There is a certain amount of hanging around which is inherent to all forms of driven shooting, but with wild boar, even the slightest chance that you might see a pig is enough to screw your nerves into a state of buzzing anxiety. There’s a thrilling relentlessness to it which means that you are never bored, even on a drive when you don’t see a thing. As the dogs begin to bark and the shouting of the beaters echoes through the naked trees, there is nothing on your mind apart from the obvious question – if a boar comes out of these trees, will I be able to stop him?
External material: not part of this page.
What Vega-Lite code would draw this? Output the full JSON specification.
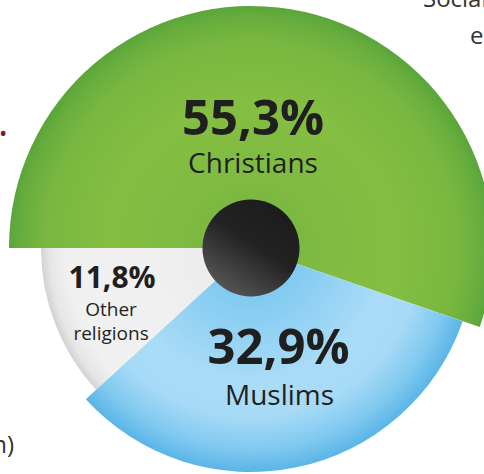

And it’s not even as simple as that. What is that rustling you can hear through the fallen leaves? Is it a party of roe deer or a single little piglet which has been separated from the main group? It could be an eighteen point red deer stag or a single boar so huge that when he appears, the only thing you can do is drop your bottom jaw onto your chest. But equally, it could be a red squirrel or a little grey mouse. And if the tension wasn’t enough, there is a constant display of fantastic birdlife which is more than enough to distract you from staring nervously into the thick trees and wondering what’s about to come bursting into the open. I saw black woodpeckers, goshawks, long tailed tits (with white heads?), dozens of spotted woodpeckers, a short eared owl and an eagle owl which was as big as a labrador retriever.
There’s still lots to think about before I can mentally process the whole experience properly, but even a week later, I’m quite convinced that I’ve never seen such exciting sport. It’s like game shooting grew up and became boar shooting.